**AIM OF THE TASK**
Transcribe the material word for word, but without the images.

>>>>>

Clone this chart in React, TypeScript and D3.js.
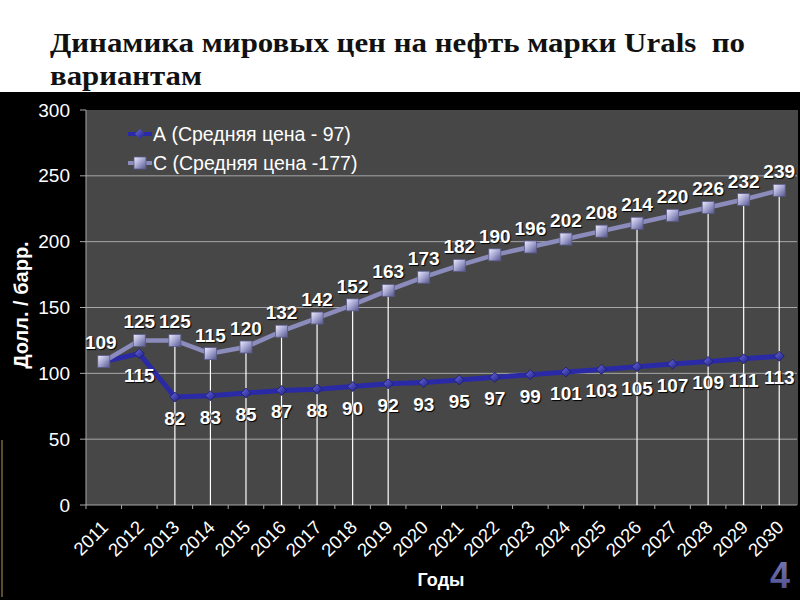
import React from "react";
import * as d3 from "d3";

const years = ["2011","2012","2013","2014","2015","2016","2017","2018","2019","2020","2021","2022","2023","2024","2025","2026","2027","2028","2029","2030"];
const seriesA = [109,115,82,83,85,87,88,90,92,93,95,97,99,101,103,105,107,109,111,113];
const seriesC = [109,125,125,115,120,132,142,152,163,173,182,190,196,202,208,214,220,226,232,239];
const seriesNames = ["А (Средняя цена - 97)", "С (Средняя цена -177)"];
const yTicks = [0,50,100,150,200,250,300];
const dropYears = ["2013","2014","2015","2016","2017","2018","2019","2026","2028","2029","2030"];
const titleLines = ["Динамика мировых цен на нефть марки Urals  по", "вариантам"];
const yTitle = "Долл. / барр.";
const xTitle = "Годы";
const slideNo = "4";

const FONT = "'Liberation Sans', Arial, sans-serif";

export default function App() {
  const W = 800, H = 600;
  const left = 86, right = 797, top = 110, bottom = 505;
  const x = d3.scaleBand<string>().domain(years).range([left, right]);
  const cx = (yr: string) => (x(yr) as number) + x.bandwidth() / 2;
  const y = d3.scaleLinear().domain([0, 300]).range([bottom, top]);
  const line = d3.line<number>().x((_, i) => cx(years[i])).y((d) => y(d));
  const shadow = { textShadow: "1px 1px 1px #000" } as React.CSSProperties;

  return (
    <svg width={W} height={H} style={{ position: "absolute", left: 0, top: 0, display: "block" }}>
      <defs>
        <linearGradient id="sqC" x1="0" y1="0" x2="1" y2="1">
          <stop offset="0" stopColor="#eeeeff" />
          <stop offset="0.5" stopColor="#a4a4d0" />
          <stop offset="1" stopColor="#55558a" />
        </linearGradient>
        <linearGradient id="dmA" x1="0" y1="0" x2="1" y2="1">
          <stop offset="0" stopColor="#6a6ae0" />
          <stop offset="1" stopColor="#1c1c80" />
        </linearGradient>
        <linearGradient id="num4" x1="0" y1="0" x2="0" y2="1">
          <stop offset="0" stopColor="#7a7ab8" />
          <stop offset="1" stopColor="#4a4a8a" />
        </linearGradient>
      </defs>
      <rect x={0} y={0} width={W} height={H} fill="#ffffff" />
      {titleLines.map((t, i) => (
        <text key={i} x={50} y={52 + i * 33} fontFamily="'Liberation Serif', 'Times New Roman', serif" fontWeight="bold" fontSize={27}
          fill="#111" textLength={i === 0 ? 695 : 152} lengthAdjust="spacingAndGlyphs" style={{ whiteSpace: "pre" }}>{t}</text>
      ))}
      <rect x={0} y={92} width={W} height={H - 92} fill="#000" />
      <line x1={2} x2={2} y1={440} y2={597} stroke="#5a4c2a" strokeWidth={2} />
      {/* plot area */}
      <rect x={left} y={top} width={right - left + 1} height={bottom - top} fill="#474747" />
      {yTicks.map((t) => (
        <g key={t}>
          {t > 0 && t < 300 && <line x1={left} x2={right} y1={y(t)} y2={y(t)} stroke="#a8a8a8" strokeWidth={1} />}
          <line x1={left - 6} x2={left} y1={y(t)} y2={y(t)} stroke="#a8a8a8" />
          <text x={70} y={y(t)} dy="0.35em" textAnchor="end" fontFamily={FONT} fontSize={19} fill="#fff">{t}</text>
        </g>
      ))}
      <line x1={left} x2={left} y1={top} y2={bottom} stroke="#a8a8a8" />
      <line x1={left} x2={right} y1={bottom} y2={bottom} stroke="#a8a8a8" />
      {years.map((yr, i) => (
        <line key={"xt" + i} x1={x(yr) as number} x2={x(yr) as number} y1={bottom} y2={bottom + 4} stroke="#a8a8a8" />
      ))}
      {/* drop lines */}
      {dropYears.map((yr) => (
        <line key={"dl" + yr} x1={cx(yr)} x2={cx(yr)} y1={y(seriesC[years.indexOf(yr)])} y2={bottom} stroke="#ffffff" strokeWidth={1.2} />
      ))}
      {/* series A */}
      <path d={line(seriesA) || ""} fill="none" stroke="#2a2aa6" strokeWidth={5} strokeLinejoin="round" />
      {seriesA.map((v, i) => {
        const px = cx(years[i]), py = y(v);
        return <path key={"ma" + i} d={`M${px},${py - 5}L${px + 5},${py}L${px},${py + 5}L${px - 5},${py}Z`} fill="url(#dmA)" stroke="#1a1a70" strokeWidth={0.8} />;
      })}
      {/* series C */}
      <path d={line(seriesC) || ""} fill="none" stroke="#8c8cbc" strokeWidth={4.5} strokeLinejoin="round" />
      {seriesC.map((v, i) => {
        const px = cx(years[i]), py = y(v);
        return <rect key={"mc" + i} x={px - 6} y={py - 6} width={12} height={12} fill="url(#sqC)" stroke="#5a5a8c" strokeWidth={0.8} />;
      })}
      {/* labels */}
      {seriesC.map((v, i) => (
        <text key={"lc" + i} x={cx(years[i]) - (i === 0 ? 3 : 0)} y={y(v) - 12} textAnchor="middle" fontFamily={FONT} fontWeight="bold" fontSize={19} fill="#fff" style={shadow}>{v}</text>
      ))}
      {seriesA.map((v, i) => i === 0 ? null : (
        <text key={"la" + i} x={cx(years[i])} y={y(v) + 28} textAnchor="middle" fontFamily={FONT} fontWeight="bold" fontSize={19} fill="#fff" style={shadow}>{v}</text>
      ))}
      {/* legend */}
      <line x1={128} x2={152} y1={134} y2={134} stroke="#2a2aa6" strokeWidth={4} />
      <path d="M140,129L145,134L140,139L135,134Z" fill="url(#dmA)" />
      <text x={153} y={134} dy="0.35em" fontFamily={FONT} fontSize={19.5} fill="#fff">{seriesNames[0]}</text>
      <line x1={128} x2={152} y1={163} y2={163} stroke="#8c8cbc" strokeWidth={4} />
      <rect x={134} y={157} width={12} height={12} fill="url(#sqC)" stroke="#5a5a8c" strokeWidth={0.8} />
      <text x={153} y={163} dy="0.35em" fontFamily={FONT} fontSize={19.5} fill="#fff">{seriesNames[1]}</text>
      {/* x tick labels */}
      {years.map((yr) => (
        <text key={"xl" + yr} transform={`translate(${cx(yr) + 1},${bottom + 19}) rotate(-45)`} textAnchor="end" dy="0.35em" fontFamily={FONT} fontSize={18.5} fill="#fff">{yr}</text>
      ))}
      {/* axis titles */}
      <text transform="translate(28,305) rotate(-90)" textAnchor="middle" fontFamily={FONT} fontWeight="bold" fontSize={20} fill="#fff">{yTitle}</text>
      <text x={441} y={586} textAnchor="middle" fontFamily={FONT} fontWeight="bold" fontSize={18} fill="#fff">{xTitle}</text>
      <text x={780} y={588} textAnchor="middle" fontFamily={FONT} fontWeight="bold" fontSize={36} fill="url(#num4)">{slideNo}</text>
    </svg>
  );
}
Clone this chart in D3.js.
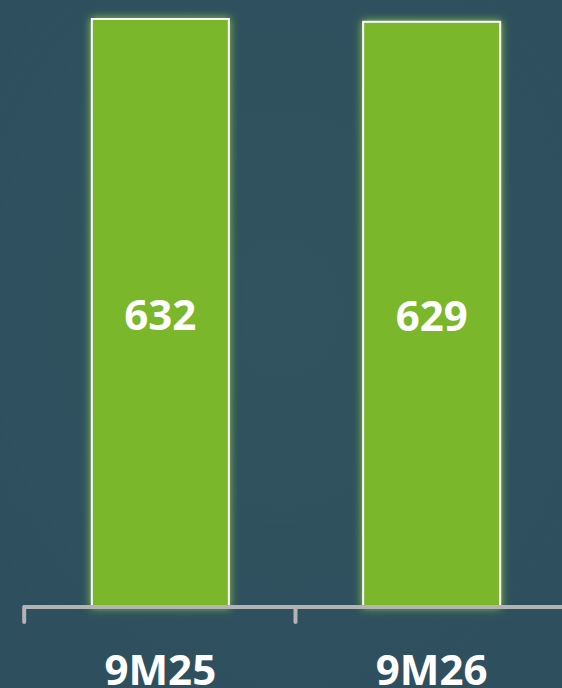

<<<<<

**OUTPUT FOR THIS EXERCISE**
Clone this chart in React, TypeScript and D3.js.
import React from "react";
import * as d3 from "d3";

const years = ["2011","2012","2013","2014","2015","2016","2017","2018","2019","2020","2021","2022","2023","2024","2025","2026","2027","2028","2029","2030"];
const seriesA = [109,115,82,83,85,87,88,90,92,93,95,97,99,101,103,105,107,109,111,113];
const seriesC = [109,125,125,115,120,132,142,152,163,173,182,190,196,202,208,214,220,226,232,239];
const seriesNames = ["А (Средняя цена - 97)", "С (Средняя цена -177)"];
const yTicks = [0,50,100,150,200,250,300];
const dropYears = ["2013","2014","2015","2016","2017","2018","2019","2026","2028","2029","2030"];
const titleLines = ["Динамика мировых цен на нефть марки Urals  по", "вариантам"];
const yTitle = "Долл. / барр.";
const xTitle = "Годы";
const slideNo = "4";

const FONT = "'Liberation Sans', Arial, sans-serif";

export default function App() {
  const W = 800, H = 600;
  const left = 86, right = 797, top = 110, bottom = 505;
  const x = d3.scaleBand<string>().domain(years).range([left, right]);
  const cx = (yr: string) => (x(yr) as number) + x.bandwidth() / 2;
  const y = d3.scaleLinear().domain([0, 300]).range([bottom, top]);
  const line = d3.line<number>().x((_, i) => cx(years[i])).y((d) => y(d));
  const shadow = { textShadow: "1px 1px 1px #000" } as React.CSSProperties;

  return (
    <svg width={W} height={H} style={{ position: "absolute", left: 0, top: 0, display: "block" }}>
      <defs>
        <linearGradient id="sqC" x1="0" y1="0" x2="1" y2="1">
          <stop offset="0" stopColor="#eeeeff" />
          <stop offset="0.5" stopColor="#a4a4d0" />
          <stop offset="1" stopColor="#55558a" />
        </linearGradient>
        <linearGradient id="dmA" x1="0" y1="0" x2="1" y2="1">
          <stop offset="0" stopColor="#6a6ae0" />
          <stop offset="1" stopColor="#1c1c80" />
        </linearGradient>
        <linearGradient id="num4" x1="0" y1="0" x2="0" y2="1">
          <stop offset="0" stopColor="#7a7ab8" />
          <stop offset="1" stopColor="#4a4a8a" />
        </linearGradient>
      </defs>
      <rect x={0} y={0} width={W} height={H} fill="#ffffff" />
      {titleLines.map((t, i) => (
        <text key={i} x={50} y={52 + i * 33} fontFamily="'Liberation Serif', 'Times New Roman', serif" fontWeight="bold" fontSize={27}
          fill="#111" textLength={i === 0 ? 695 : 152} lengthAdjust="spacingAndGlyphs" style={{ whiteSpace: "pre" }}>{t}</text>
      ))}
      <rect x={0} y={92} width={W} height={H - 92} fill="#000" />
      <line x1={2} x2={2} y1={440} y2={597} stroke="#5a4c2a" strokeWidth={2} />
      {/* plot area */}
      <rect x={left} y={top} width={right - left + 1} height={bottom - top} fill="#474747" />
      {yTicks.map((t) => (
        <g key={t}>
          {t > 0 && t < 300 && <line x1={left} x2={right} y1={y(t)} y2={y(t)} stroke="#a8a8a8" strokeWidth={1} />}
          <line x1={left - 6} x2={left} y1={y(t)} y2={y(t)} stroke="#a8a8a8" />
          <text x={70} y={y(t)} dy="0.35em" textAnchor="end" fontFamily={FONT} fontSize={19} fill="#fff">{t}</text>
        </g>
      ))}
      <line x1={left} x2={left} y1={top} y2={bottom} stroke="#a8a8a8" />
      <line x1={left} x2={right} y1={bottom} y2={bottom} stroke="#a8a8a8" />
      {years.map((yr, i) => (
        <line key={"xt" + i} x1={x(yr) as number} x2={x(yr) as number} y1={bottom} y2={bottom + 4} stroke="#a8a8a8" />
      ))}
      {/* drop lines */}
      {dropYears.map((yr) => (
        <line key={"dl" + yr} x1={cx(yr)} x2={cx(yr)} y1={y(seriesC[years.indexOf(yr)])} y2={bottom} stroke="#ffffff" strokeWidth={1.2} />
      ))}
      {/* series A */}
      <path d={line(seriesA) || ""} fill="none" stroke="#2a2aa6" strokeWidth={5} strokeLinejoin="round" />
      {seriesA.map((v, i) => {
        const px = cx(years[i]), py = y(v);
        return <path key={"ma" + i} d={`M${px},${py - 5}L${px + 5},${py}L${px},${py + 5}L${px - 5},${py}Z`} fill="url(#dmA)" stroke="#1a1a70" strokeWidth={0.8} />;
      })}
      {/* series C */}
      <path d={line(seriesC) || ""} fill="none" stroke="#8c8cbc" strokeWidth={4.5} strokeLinejoin="round" />
      {seriesC.map((v, i) => {
        const px = cx(years[i]), py = y(v);
        return <rect key={"mc" + i} x={px - 6} y={py - 6} width={12} height={12} fill="url(#sqC)" stroke="#5a5a8c" strokeWidth={0.8} />;
      })}
      {/* labels */}
      {seriesC.map((v, i) => (
        <text key={"lc" + i} x={cx(years[i]) - (i === 0 ? 3 : 0)} y={y(v) - 12} textAnchor="middle" fontFamily={FONT} fontWeight="bold" fontSize={19} fill="#fff" style={shadow}>{v}</text>
      ))}
      {seriesA.map((v, i) => i === 0 ? null : (
        <text key={"la" + i} x={cx(years[i])} y={y(v) + 28} textAnchor="middle" fontFamily={FONT} fontWeight="bold" fontSize={19} fill="#fff" style={shadow}>{v}</text>
      ))}
      {/* legend */}
      <line x1={128} x2={152} y1={134} y2={134} stroke="#2a2aa6" strokeWidth={4} />
      <path d="M140,129L145,134L140,139L135,134Z" fill="url(#dmA)" />
      <text x={153} y={134} dy="0.35em" fontFamily={FONT} fontSize={19.5} fill="#fff">{seriesNames[0]}</text>
      <line x1={128} x2={152} y1={163} y2={163} stroke="#8c8cbc" strokeWidth={4} />
      <rect x={134} y={157} width={12} height={12} fill="url(#sqC)" stroke="#5a5a8c" strokeWidth={0.8} />
      <text x={153} y={163} dy="0.35em" fontFamily={FONT} fontSize={19.5} fill="#fff">{seriesNames[1]}</text>
      {/* x tick labels */}
      {years.map((yr) => (
        <text key={"xl" + yr} transform={`translate(${cx(yr) + 1},${bottom + 19}) rotate(-45)`} textAnchor="end" dy="0.35em" fontFamily={FONT} fontSize={18.5} fill="#fff">{yr}</text>
      ))}
      {/* axis titles */}
      <text transform="translate(28,305) rotate(-90)" textAnchor="middle" fontFamily={FONT} fontWeight="bold" fontSize={20} fill="#fff">{yTitle}</text>
      <text x={441} y={586} textAnchor="middle" fontFamily={FONT} fontWeight="bold" fontSize={18} fill="#fff">{xTitle}</text>
      <text x={780} y={588} textAnchor="middle" fontFamily={FONT} fontWeight="bold" fontSize={36} fill="url(#num4)">{slideNo}</text>
    </svg>
  );
}
Clone this chart in D3.js.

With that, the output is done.